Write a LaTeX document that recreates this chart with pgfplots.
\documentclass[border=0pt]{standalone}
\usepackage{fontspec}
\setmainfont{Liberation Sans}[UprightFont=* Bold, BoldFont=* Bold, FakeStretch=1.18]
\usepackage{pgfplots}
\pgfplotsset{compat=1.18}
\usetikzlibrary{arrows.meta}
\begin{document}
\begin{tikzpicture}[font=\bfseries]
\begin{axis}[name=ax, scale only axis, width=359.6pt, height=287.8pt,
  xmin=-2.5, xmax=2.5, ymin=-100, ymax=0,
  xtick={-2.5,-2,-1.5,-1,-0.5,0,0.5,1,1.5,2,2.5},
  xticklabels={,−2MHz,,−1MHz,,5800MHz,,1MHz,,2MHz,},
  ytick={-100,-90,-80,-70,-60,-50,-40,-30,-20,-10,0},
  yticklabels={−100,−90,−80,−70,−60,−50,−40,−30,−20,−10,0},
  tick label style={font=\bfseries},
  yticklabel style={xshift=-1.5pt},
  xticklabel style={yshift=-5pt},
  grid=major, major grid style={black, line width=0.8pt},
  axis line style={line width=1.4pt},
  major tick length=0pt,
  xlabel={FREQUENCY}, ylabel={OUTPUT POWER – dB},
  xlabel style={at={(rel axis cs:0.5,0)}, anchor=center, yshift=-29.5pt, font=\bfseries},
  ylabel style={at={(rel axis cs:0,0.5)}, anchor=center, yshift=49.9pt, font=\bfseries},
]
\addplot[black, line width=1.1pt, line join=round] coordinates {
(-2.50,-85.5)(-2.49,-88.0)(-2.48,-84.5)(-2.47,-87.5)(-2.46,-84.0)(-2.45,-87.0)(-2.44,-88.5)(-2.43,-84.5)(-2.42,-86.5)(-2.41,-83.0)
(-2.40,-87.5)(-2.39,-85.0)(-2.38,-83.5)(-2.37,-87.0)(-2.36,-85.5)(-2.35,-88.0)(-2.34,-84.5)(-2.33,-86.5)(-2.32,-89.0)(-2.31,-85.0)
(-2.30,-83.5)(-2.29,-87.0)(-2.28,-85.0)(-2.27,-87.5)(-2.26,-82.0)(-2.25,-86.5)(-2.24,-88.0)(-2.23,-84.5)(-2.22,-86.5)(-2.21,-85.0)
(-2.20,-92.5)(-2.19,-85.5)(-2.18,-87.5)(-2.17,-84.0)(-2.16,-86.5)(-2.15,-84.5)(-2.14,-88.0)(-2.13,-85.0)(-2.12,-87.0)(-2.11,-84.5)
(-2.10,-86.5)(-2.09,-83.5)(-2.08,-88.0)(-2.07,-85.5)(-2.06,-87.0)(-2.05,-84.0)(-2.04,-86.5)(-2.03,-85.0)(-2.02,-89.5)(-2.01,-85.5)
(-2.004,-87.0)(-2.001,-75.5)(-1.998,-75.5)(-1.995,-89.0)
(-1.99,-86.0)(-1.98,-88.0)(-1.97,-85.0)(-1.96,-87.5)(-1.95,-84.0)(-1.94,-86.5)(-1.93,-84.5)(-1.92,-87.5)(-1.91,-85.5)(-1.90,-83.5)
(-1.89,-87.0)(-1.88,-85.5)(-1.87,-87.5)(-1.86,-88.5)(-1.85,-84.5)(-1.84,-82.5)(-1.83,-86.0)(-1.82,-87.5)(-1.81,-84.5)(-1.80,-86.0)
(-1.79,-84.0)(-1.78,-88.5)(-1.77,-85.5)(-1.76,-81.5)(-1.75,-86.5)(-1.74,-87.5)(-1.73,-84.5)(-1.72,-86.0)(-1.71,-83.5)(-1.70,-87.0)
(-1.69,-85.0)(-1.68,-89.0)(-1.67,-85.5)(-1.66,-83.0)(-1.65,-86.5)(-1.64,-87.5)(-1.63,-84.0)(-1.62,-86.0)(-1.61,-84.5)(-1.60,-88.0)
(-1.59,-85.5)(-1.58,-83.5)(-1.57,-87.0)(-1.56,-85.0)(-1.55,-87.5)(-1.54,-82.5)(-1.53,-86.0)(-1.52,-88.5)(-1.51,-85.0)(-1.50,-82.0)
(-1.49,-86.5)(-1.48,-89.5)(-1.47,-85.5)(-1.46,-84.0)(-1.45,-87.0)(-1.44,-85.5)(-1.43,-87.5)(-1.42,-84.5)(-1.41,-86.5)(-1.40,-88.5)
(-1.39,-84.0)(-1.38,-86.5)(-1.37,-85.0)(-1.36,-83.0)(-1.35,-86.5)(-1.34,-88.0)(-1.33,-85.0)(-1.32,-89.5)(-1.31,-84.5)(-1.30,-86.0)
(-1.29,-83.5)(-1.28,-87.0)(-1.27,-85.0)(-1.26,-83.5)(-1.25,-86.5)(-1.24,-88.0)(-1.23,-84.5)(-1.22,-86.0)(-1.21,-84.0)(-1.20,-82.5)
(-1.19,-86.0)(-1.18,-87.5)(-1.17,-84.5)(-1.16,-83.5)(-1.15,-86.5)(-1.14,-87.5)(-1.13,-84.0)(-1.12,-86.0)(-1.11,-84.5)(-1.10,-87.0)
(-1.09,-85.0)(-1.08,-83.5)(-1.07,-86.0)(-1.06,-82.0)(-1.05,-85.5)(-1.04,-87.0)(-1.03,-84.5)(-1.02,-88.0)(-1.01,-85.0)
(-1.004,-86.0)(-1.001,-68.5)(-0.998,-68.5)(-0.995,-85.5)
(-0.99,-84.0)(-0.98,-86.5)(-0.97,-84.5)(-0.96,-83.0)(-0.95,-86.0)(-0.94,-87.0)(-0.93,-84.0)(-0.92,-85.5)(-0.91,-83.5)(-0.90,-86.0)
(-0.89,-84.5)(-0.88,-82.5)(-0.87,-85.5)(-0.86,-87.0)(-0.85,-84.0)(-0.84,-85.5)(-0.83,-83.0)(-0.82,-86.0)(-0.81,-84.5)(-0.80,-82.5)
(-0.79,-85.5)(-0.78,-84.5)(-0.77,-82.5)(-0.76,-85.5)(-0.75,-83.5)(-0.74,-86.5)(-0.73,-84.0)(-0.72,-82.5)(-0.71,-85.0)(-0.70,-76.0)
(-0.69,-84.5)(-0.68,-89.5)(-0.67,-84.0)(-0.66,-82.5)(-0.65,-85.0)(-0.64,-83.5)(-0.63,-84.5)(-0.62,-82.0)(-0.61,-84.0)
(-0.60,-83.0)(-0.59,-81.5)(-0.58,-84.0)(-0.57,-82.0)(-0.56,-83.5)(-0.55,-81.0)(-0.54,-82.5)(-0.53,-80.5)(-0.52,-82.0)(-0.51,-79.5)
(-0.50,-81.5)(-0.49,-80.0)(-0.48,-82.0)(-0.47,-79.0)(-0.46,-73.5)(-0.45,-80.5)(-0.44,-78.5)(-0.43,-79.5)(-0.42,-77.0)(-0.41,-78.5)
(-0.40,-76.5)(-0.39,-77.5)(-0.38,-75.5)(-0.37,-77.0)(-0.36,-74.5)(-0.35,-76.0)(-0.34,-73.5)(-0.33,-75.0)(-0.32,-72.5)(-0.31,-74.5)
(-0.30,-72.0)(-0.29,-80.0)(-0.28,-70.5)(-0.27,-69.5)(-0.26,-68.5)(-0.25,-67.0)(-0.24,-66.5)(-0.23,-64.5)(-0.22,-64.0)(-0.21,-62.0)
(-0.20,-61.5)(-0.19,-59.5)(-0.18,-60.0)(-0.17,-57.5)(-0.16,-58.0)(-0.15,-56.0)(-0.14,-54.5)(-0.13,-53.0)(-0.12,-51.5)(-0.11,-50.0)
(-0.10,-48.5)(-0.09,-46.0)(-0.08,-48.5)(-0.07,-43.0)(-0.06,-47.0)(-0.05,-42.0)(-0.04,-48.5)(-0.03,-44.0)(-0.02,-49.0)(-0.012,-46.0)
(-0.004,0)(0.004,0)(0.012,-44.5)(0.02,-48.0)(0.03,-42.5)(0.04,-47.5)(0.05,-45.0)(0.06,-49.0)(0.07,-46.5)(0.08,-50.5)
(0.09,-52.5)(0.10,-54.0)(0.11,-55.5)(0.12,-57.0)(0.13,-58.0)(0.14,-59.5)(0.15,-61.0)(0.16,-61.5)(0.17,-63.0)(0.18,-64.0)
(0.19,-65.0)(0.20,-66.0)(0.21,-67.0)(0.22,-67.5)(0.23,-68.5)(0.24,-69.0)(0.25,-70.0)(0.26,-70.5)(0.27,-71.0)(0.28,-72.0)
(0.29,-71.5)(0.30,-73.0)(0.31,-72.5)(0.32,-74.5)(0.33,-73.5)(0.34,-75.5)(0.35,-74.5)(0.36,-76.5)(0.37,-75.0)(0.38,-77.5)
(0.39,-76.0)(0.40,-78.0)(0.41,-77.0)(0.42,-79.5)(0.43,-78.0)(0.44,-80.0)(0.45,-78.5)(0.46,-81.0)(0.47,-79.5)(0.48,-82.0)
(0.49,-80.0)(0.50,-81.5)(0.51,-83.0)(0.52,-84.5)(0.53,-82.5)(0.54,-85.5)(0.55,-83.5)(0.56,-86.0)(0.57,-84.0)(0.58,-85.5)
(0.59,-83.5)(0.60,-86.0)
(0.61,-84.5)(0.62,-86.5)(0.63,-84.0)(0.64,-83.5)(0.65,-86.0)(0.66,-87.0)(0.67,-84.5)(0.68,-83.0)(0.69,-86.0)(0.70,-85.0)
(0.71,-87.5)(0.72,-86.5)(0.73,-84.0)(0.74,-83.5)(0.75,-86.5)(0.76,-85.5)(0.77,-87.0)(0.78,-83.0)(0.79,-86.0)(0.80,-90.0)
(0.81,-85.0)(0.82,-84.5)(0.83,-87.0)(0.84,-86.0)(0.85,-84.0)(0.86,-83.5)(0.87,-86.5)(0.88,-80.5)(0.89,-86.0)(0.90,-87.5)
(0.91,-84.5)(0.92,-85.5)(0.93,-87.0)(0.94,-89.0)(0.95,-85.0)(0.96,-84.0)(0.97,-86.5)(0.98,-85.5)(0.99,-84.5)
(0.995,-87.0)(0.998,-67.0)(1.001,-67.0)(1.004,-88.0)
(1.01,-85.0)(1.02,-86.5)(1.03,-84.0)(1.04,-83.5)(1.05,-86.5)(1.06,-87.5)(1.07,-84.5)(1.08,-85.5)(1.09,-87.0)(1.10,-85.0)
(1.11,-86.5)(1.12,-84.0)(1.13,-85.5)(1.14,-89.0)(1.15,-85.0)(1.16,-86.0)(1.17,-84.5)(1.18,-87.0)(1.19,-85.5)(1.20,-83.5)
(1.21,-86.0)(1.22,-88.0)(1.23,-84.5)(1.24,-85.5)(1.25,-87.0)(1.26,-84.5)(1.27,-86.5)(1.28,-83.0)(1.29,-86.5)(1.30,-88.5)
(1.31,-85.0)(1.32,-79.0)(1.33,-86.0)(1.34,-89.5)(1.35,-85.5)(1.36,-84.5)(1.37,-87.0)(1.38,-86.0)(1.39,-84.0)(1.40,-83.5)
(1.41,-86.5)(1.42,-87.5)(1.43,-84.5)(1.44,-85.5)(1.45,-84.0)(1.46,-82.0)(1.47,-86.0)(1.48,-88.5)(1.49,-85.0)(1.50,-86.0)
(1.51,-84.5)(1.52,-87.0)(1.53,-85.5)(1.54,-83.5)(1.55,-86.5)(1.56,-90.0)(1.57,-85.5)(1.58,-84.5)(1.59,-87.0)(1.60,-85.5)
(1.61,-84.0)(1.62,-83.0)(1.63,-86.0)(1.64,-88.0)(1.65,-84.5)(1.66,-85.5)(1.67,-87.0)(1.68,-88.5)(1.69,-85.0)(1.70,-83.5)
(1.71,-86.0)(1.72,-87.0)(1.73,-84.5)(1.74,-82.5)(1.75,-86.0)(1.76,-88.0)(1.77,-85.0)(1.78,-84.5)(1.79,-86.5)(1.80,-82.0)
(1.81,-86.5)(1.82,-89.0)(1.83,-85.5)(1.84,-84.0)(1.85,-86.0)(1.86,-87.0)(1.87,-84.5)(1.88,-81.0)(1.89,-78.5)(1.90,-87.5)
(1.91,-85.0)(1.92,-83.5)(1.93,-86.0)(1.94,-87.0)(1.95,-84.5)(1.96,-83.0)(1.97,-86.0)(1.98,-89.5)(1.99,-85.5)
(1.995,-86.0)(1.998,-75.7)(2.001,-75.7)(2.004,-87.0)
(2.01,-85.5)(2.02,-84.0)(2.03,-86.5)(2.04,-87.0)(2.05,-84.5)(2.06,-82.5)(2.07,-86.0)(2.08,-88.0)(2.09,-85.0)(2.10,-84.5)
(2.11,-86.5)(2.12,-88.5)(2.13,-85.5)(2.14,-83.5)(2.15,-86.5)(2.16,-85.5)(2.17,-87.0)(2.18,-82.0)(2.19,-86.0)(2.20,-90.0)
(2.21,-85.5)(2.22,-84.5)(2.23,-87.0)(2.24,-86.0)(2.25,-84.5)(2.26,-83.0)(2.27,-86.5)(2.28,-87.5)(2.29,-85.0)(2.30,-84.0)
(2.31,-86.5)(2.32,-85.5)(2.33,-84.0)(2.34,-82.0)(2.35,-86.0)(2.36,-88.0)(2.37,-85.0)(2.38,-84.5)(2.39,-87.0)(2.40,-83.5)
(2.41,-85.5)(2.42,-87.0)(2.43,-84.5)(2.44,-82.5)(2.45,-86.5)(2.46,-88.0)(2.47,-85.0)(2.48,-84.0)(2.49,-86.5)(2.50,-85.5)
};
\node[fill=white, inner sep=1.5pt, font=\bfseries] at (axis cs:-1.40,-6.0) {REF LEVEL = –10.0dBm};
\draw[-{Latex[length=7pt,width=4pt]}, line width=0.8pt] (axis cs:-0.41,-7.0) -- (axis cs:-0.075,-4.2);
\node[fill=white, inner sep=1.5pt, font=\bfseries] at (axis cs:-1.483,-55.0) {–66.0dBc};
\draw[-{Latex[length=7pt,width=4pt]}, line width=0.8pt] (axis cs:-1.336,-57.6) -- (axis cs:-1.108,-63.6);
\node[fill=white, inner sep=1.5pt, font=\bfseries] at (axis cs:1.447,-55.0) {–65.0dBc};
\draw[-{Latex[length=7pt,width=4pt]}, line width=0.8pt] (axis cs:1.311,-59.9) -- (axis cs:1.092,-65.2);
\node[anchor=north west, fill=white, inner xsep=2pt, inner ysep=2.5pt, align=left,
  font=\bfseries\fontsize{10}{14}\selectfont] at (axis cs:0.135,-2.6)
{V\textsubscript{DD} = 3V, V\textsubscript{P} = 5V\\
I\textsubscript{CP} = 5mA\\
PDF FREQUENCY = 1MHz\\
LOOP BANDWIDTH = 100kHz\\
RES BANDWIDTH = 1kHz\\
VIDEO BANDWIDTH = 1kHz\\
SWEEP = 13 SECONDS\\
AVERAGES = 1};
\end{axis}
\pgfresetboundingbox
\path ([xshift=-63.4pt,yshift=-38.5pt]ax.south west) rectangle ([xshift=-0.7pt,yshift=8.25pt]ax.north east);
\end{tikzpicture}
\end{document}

════════════════

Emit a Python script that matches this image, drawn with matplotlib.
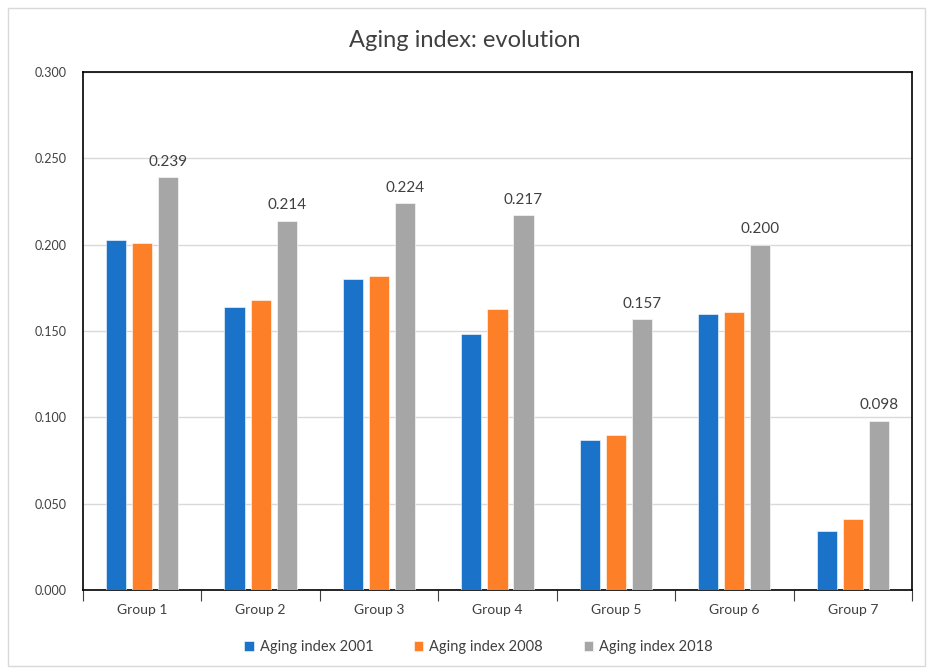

════════════════

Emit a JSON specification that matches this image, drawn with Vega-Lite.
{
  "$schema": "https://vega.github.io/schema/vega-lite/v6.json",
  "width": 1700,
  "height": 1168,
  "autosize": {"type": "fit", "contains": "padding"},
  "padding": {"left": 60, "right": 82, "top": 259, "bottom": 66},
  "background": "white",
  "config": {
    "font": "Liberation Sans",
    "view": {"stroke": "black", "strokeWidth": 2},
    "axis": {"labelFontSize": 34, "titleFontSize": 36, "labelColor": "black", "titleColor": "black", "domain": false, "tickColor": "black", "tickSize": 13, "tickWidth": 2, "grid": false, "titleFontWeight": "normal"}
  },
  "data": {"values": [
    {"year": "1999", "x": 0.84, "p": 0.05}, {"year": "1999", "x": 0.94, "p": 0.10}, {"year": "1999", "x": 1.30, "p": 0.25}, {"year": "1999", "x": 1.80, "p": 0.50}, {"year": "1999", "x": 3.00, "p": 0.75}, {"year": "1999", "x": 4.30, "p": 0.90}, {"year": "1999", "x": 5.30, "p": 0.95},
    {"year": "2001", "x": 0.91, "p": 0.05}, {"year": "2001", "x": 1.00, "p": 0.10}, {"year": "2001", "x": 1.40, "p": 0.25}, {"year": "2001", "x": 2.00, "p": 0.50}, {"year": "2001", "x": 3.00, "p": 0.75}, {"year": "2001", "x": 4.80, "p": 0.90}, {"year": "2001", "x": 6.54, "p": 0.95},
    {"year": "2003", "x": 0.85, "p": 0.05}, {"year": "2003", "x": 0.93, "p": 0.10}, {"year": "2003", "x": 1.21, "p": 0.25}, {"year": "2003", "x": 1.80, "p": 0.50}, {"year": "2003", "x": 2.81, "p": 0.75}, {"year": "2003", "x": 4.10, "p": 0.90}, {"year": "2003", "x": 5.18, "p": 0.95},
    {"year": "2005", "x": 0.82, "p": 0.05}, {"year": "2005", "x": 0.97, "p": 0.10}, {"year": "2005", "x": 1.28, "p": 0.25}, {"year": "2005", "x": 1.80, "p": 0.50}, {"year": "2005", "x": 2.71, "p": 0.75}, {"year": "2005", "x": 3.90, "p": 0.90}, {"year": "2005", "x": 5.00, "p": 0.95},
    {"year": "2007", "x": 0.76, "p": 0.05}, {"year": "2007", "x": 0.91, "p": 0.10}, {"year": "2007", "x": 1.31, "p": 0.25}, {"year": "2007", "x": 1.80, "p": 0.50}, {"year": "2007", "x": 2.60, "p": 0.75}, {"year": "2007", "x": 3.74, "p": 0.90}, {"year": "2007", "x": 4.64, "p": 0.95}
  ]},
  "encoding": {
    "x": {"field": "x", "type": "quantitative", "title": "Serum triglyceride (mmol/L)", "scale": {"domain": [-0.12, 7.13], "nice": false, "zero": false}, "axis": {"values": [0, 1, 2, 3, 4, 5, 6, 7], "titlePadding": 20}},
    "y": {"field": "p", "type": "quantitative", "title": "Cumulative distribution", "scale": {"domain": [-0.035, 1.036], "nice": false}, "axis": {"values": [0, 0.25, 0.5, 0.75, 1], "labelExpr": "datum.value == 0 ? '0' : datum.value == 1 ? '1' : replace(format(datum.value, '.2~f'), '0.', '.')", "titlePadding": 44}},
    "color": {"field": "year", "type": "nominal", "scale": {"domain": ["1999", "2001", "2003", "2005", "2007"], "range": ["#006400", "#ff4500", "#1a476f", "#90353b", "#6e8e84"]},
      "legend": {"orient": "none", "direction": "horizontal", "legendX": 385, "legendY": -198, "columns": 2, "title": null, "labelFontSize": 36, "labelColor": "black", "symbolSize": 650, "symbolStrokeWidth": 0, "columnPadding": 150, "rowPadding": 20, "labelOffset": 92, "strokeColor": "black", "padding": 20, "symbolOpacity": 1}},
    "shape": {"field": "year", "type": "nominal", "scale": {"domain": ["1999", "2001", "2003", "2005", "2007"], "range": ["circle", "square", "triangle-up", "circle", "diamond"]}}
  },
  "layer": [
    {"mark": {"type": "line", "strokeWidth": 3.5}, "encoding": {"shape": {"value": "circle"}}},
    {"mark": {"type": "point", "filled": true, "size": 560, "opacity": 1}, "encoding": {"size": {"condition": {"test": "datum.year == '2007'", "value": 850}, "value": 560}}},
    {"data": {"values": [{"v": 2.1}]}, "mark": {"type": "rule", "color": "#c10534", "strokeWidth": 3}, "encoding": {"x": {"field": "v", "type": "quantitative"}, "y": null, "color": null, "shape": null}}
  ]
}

════════════════

> **Given exercise**
Reproduce each line from the records that contains the word "drawn".

> **Output**
Emit a Python script that matches this image, drawn with matplotlib.
Emit a JSON specification that matches this image, drawn with Vega-Lite.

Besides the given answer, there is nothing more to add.